Le temps de dormir quelques heures (cinq je crois), de rencontrer un journaliste et je pars vers mon Sud pour une trêve estivale XXL. L’arrêt se fait chez Pic à Valence pour la nuit. Denis Bertrand et toute son équipe, du moins ceux qui me connaissent et lisent mes bulletins sagement archivés par Denis, m’accueillent comme un ami. Nous allons explorer en cave quel vin pourrait accompagner notre repas. J’avais déniché une pépite dans l’épais livre de cave. Malgré les tentations que l’on étale de façon gourmande devant mes yeux, je confirme mon choix. Denis et l’un de ses collègues vont prélever aussi deux bouteilles de vins au niveau proche de la vidange. Nous verrons.

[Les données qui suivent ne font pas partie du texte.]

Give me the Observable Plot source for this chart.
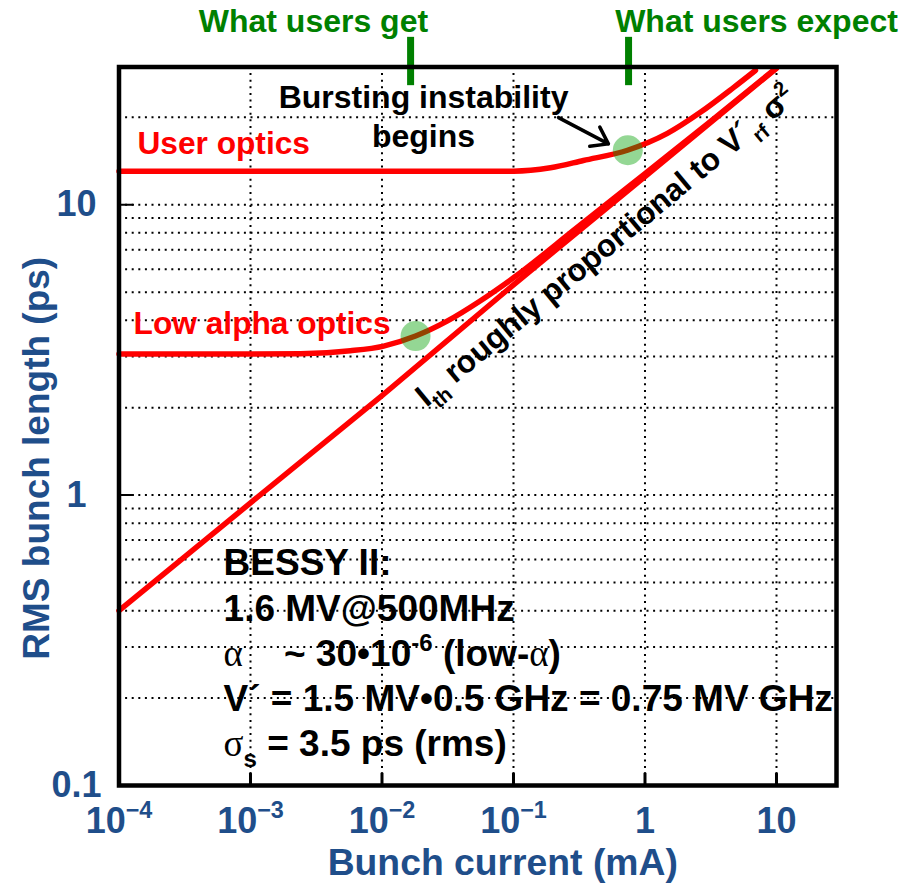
<!DOCTYPE html>
<html><head><meta charset="utf-8">
<script src="https://cdn.jsdelivr.net/npm/d3@7"></script>
<script src="https://cdn.jsdelivr.net/npm/@observablehq/plot@0.6"></script>
<style>
html,body{margin:0;padding:0;background:#fff;}
#chart svg text{white-space:pre;}
</style></head><body><div id="chart"></div>
<script>
// ---- data (bunch current in mA, RMS bunch length in ps) ----
const thresholdCurrent = [1e-4, 1e-3, 1e-2, 1e-1, 1, 10];
const thresholdLength  = [0.40, 0.94, 2.2, 5.3, 12.5, 29.5];

const lowAlphaCurrent = [1e-4, 1e-3, 0.0024, 0.00575, 0.0103, 0.018, 0.0315, 0.0561, 0.1, 0.3, 1, 3, 10];
const lowAlphaLength  = [3.06, 3.06, 3.07, 3.14, 3.26, 3.53, 3.98, 4.67, 5.6, 8.3, 12.8, 19.0, 29.6];

const userCurrent = [1e-4, 1e-3, 1e-2, 0.1, 0.191, 0.34, 0.736, 1.48, 2.64, 4.71, 6.92];
const userLength  = [13.05, 13.05, 13.05, 13.05, 13.4, 14.2, 15.4, 17.6, 20.8, 25.3, 29.0];

const onsetCurrent = [0.018, 0.74];
const onsetLength  = [3.53, 15.4];

const markerCurrent = [0.0165, 0.75];          // "What users get" / "What users expect"
const markerLabels  = ["What users get", "What users expect"];

const xTickValues = [1e-4, 1e-3, 1e-2, 1e-1, 1, 10];
const xTickLabels = ["10^{−4}", "10^{−3}", "10^{−2}", "10^{−1}", "1", "10"];
const xGridValues = [1e-3, 1e-2, 1e-1, 1, 10];
const yTickValues = [0.1, 1, 10];
const yTickLabels = ["0.1", "1", "10"];
const yGridValues = [0.2,0.3,0.4,0.5,0.6,0.7,0.8,0.9,1,2,3,4,5,6,7,8,9,10,20];

const bessyLines = [
  "BESSY II:",
  "1.6 MV@500MHz",
  "%{α}    ~ 30•10^{-6} (low-%{α})",
  "V´ = 1.5 MV•0.5 GHz = 0.75 MV GHz",
  "%{σ}_{s} = 3.5 ps (rms)"
];

// annotation anchors, in data units (mA, ps)
const curveLabels = [
  {text: "User optics", x: 1.38e-4, y: 15.0},
  {text: "Low alpha optics", x: 1.29e-4, y: 3.59}
];
const burstLabels = [
  {text: "Bursting instability", x: 0.0207, y: 21.6},
  {text: "begins", x: 0.0207, y: 15.85}
];
const markerLabelPos = [{x: 0.00301, y: 39.2}, {x: 7.05, y: 39.2}];
const bessyPos = {x: 6.24e-4, y: [0.530, 0.368, 0.257, 0.180, 0.126]};
const slopeLabel = {text: "I_{th} roughly proportional to V´_{rf} σ^{2}", x: 0.0218, y: 2.0};
const arrowData = [{x1: 0.22, y1: 19.95, x2: 0.527, y2: 16.2}];

// ---- build ----
const BLUE = "#1f4e8a", RED = "#ff0000", GREEN = "#008000";
const FONT = "Liberation Sans, Arial, Helvetica, sans-serif";
const zip = (a, b) => a.map((v, i) => ({x: v, y: b[i]}));

const tickUp = {draw(ctx, l) { ctx.moveTo(0, 0); ctx.lineTo(0, -l); }};
const tickRight = {draw(ctx, l) { ctx.moveTo(0, 0); ctx.lineTo(l, 0); }};

const chart = Plot.plot({
  width: 904,
  height: 884,
  marginLeft: 118.5,
  marginRight: 68,
  marginTop: 66.5,
  marginBottom: 99,
  style: {fontFamily: FONT, background: "white", overflow: "visible"},
  x: {type: "log", domain: [1e-4, 28.6], axis: null},
  y: {type: "log", domain: [0.1, 29.8], axis: null},
  marks: [
    Plot.ruleY(yGridValues, {y: d => d, stroke: "black", strokeWidth: 2, strokeDasharray: "2,4.6"}),
    Plot.ruleX(xGridValues, {x: d => d, stroke: "black", strokeWidth: 2, strokeDasharray: "2,4.6"}),
    Plot.line(zip(thresholdCurrent, thresholdLength), {x: "x", y: "y", stroke: RED, strokeWidth: 5.5}),
    Plot.line(zip(lowAlphaCurrent, lowAlphaLength), {x: "x", y: "y", stroke: RED, strokeWidth: 5.5, curve: "monotone-x"}),
    Plot.line(zip(userCurrent, userLength), {x: "x", y: "y", stroke: RED, strokeWidth: 5.5, curve: "monotone-x"}),
    Plot.dot(zip(onsetCurrent, onsetLength), {x: "x", y: "y", r: 15, fill: "#00a000", fillOpacity: 0.42, stroke: null}),
    Plot.ruleX(markerCurrent, {x: d => d, y1: 25.7, y2: 37.7, stroke: GREEN, strokeWidth: 7}),
    Plot.text(markerLabels, {text: d => d, x: (d, i) => markerLabelPos[i].x, y: (d, i) => markerLabelPos[i].y,
      textAnchor: "middle", lineAnchor: "bottom", fill: GREEN, fontSize: 32, fontWeight: "bold"}),
    Plot.text(curveLabels, {text: "text", x: "x", y: "y", textAnchor: "start", lineAnchor: "bottom",
      fill: RED, fontSize: 31.7, fontWeight: "bold"}),
    Plot.text(burstLabels, {text: "text", x: "x", y: "y", textAnchor: "middle", lineAnchor: "bottom",
      fill: "black", fontSize: 32, fontWeight: "bold"}),
    Plot.arrow(arrowData, {x1: "x1", y1: "y1", x2: "x2", y2: "y2", stroke: "black", strokeWidth: 3.5,
      headLength: 9, headAngle: 70}),
    Plot.text([slopeLabel], {text: "text", x: "x", y: "y", rotate: -39.6, textAnchor: "start", lineAnchor: "bottom",
      fill: "black", fontSize: 31.5, fontWeight: "bold"}),
    Plot.text(bessyLines, {text: d => d, x: () => bessyPos.x, y: (d, i) => bessyPos.y[i], textAnchor: "start",
      lineAnchor: "bottom", fill: "black", fontSize: 37, fontWeight: "bold"}),
    // inward tick marks
    Plot.vector(xTickValues.slice(1), {x: d => d, frameAnchor: "bottom", length: 12, shape: tickUp, anchor: "start",
      stroke: "black", strokeWidth: 3}),
    Plot.vector(yTickValues.slice(1), {y: d => d, frameAnchor: "left", length: 14, shape: tickRight, anchor: "start",
      stroke: "black", strokeWidth: 2}),
    Plot.frame({stroke: "black", strokeWidth: 4.5}),
    // tick labels
    Plot.text(xTickValues, {x: d => d, text: (d, i) => xTickLabels[i], frameAnchor: "bottom", dy: 22,
      lineAnchor: "top", textAnchor: "middle", fill: BLUE, fontSize: 36, fontWeight: "bold"}),
    Plot.text(yTickValues, {y: d => d, text: (d, i) => yTickLabels[i], frameAnchor: "left", dx: -42.5,
      lineAnchor: "middle", textAnchor: "middle", fill: BLUE, fontSize: 36, fontWeight: "bold"}),
    // axis titles
    Plot.text(["Bunch current (mA)"], {text: d => d, frameAnchor: "bottom", dx: 25, dy: 89, lineAnchor: "bottom",
      textAnchor: "middle", fill: BLUE, fontSize: 37.3, fontWeight: "bold"}),
    Plot.text(["RMS bunch length (ps)"], {text: d => d, frameAnchor: "left", dx: -70.5, dy: 32, rotate: -90,
      lineAnchor: "bottom", textAnchor: "middle", fill: BLUE, fontSize: 37, fontWeight: "bold"})
  ]
});
document.getElementById("chart").append(chart);

// rich text: _{sub}, ^{sup}, %{regular serif}
const svgNS = "http://www.w3.org/2000/svg";
chart.querySelectorAll("text").forEach(el => {
  const s = el.textContent;
  if (!/[_^%]\{/.test(s)) return;
  const fs = parseFloat(getComputedStyle(el).fontSize);
  const re = /([_^%])\{([^}]*)\}/g;
  const segs = []; let last = 0, m;
  while ((m = re.exec(s))) {
    if (m.index > last) segs.push({t: s.slice(last, m.index)});
    segs.push({t: m[2], k: m[1]});
    last = re.lastIndex;
  }
  if (last < s.length) segs.push({t: s.slice(last)});
  el.textContent = "";
  let base = 0;
  for (const seg of segs) {
    const ts = document.createElementNS(svgNS, "tspan");
    let off = 0;
    if (seg.k === "_") { off = 0.28 * fs; ts.setAttribute("font-size", 0.65 * fs); }
    else if (seg.k === "^") { off = -0.42 * fs; ts.setAttribute("font-size", 0.65 * fs); }
    else if (seg.k === "%") { ts.setAttribute("font-weight", "normal"); ts.setAttribute("font-family", "Liberation Serif, Times New Roman, serif"); }
    const dy = off - base;
    if (dy) ts.setAttribute("dy", dy);
    base = off;
    ts.textContent = seg.t;
    el.appendChild(ts);
  }
});
</script></body></html>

La crème brûlée au foie gras est d’un raffinement délicat. Le décor est déjà planté : ici on mangera bien. Les trois bouteilles arrivent sur notre table. Je prends des photos. Le Château Bouscaut blanc 1937 se qualifie sur l’étiquette de premier grand cru de Graves. Le vin est doré d’un or éblouissant. Le nez est celui d’un liquoreux, et l’attaque en bouche ferait dire Sauternes. Pendant toute sa dégustation, nous nous sommes demandé si le vigneron ne s’était pas trompé en botrytisant son Graves, car un vin madérisé devrait avoir des amertumes que ce vin n’avait pas. C’est une sorte de miracle que ce vin blanc ainsi transmuté. Sur une langoustine cuite à la perfection, le Bouscaut se trouve amplifié, magnifié, et donne un autre concert sur un tartare de lisette et de langoustine. Plus sobre, redevenant plus Graves, il accompagne ces chairs à ravir.
Le loup au caviar, légendaire institution de la maison Pic, et perpétuée avec brio par Anne Sophie, accueille un rescapé. Car ce Château Bouscaut rouge 1940 ne pourrait pas être servi à une table. Mais ici, son retour à la vie, et surtout son amélioration constante en prenant l’oxygène, en font un vin fort agréable, tutoyant bien le bar mêlé au caviar. Bien sûr, en creusant, on s’apercevrait que le mille-pattes a perdu une jambe sur trois. Que l’épineux est assez édenté. Mais c’est bon en bouche, à peine torréfié, et la rondeur acquise permet un message suffisamment clair pour qu’il y ait du plaisir.
Ce qui prouve qu’il était justifié, c’est que le vin extraordinaire qui se présente en même temps que lui ne le rejette pas. Si le Bouscaut n’avait rien à dire, l’autre vin le démontrerait. Or on peut passer de l’un à l’autre sans la moindre gêne. Et pourtant celui qui arrive maintenant est un combattant noble. Drapé dans sa tunique d’or, fièrement cambré, voici Vega Sicilia Unico 1965. Vin légendaire. Le nez est noble comme le toréador qui défie la foule avant de lancer sa coiffe vers une Dulcinée inaccessible. En bouche le vin est beau. Son élégance est extrême. Chaque goût est exposé en une faena de saveurs. Quel grand vin ! Je m’en régale tant avec la chair du loup qu’avec le pigeon fort traditionnel. Ce vin est de la race des très grands. On ne reconnaît pas qu’il est espagnol. Il a des accents de Rhône, de Bourgogne ou de Bordeaux bien faits. En fait, il a sa place à part, comme l’Opus One du dîner de la veille. Comme disait Louis de Funès quand il a immortalisé la dégustation à l’aveugle, sans odorat et sans palais dans « L’aile ou la cuisse », « c’est un grand vin ».
En cave, nous avions parlé des vins jaunes dont je fais tant la réclame. Un des sommeliers m’apporte un verre de Château Chalon 1979 dont une autre table a commandé un verre. Le vin arrive sans nez et il faut bien vingt minutes pour qu’il s’ouvre à la vie. Ce vin est vite à oublier, sans personnalité. C’est pour cela que je ne lui donne pas de nom.
Que retenir de ce dîner ? La chaude amitié de Denis Bertrand et l’enthousiasme des équipes. Une cuisine d’une précision affirmée, d’une belle personnalité. Dans la prochaine édition du Michelin on verra forcément les trois étoiles de Yannick Alléno. Comme Alain Senderens vient de lancer les siennes, il faudrait que ce soit le tablier d’Anne Sophie, qui s’arrondit, mais pour d’autres raisons, qui les reçoive, car il y a pratiquement tout pour propulser ce petit bout de femme au firmament de la gastronomie.
Même un Sumo ne finirait pas le plateau du petit déjeuner de chez Pic. On quitte cette étape avec le sentiment d’avoir passé un grand moment.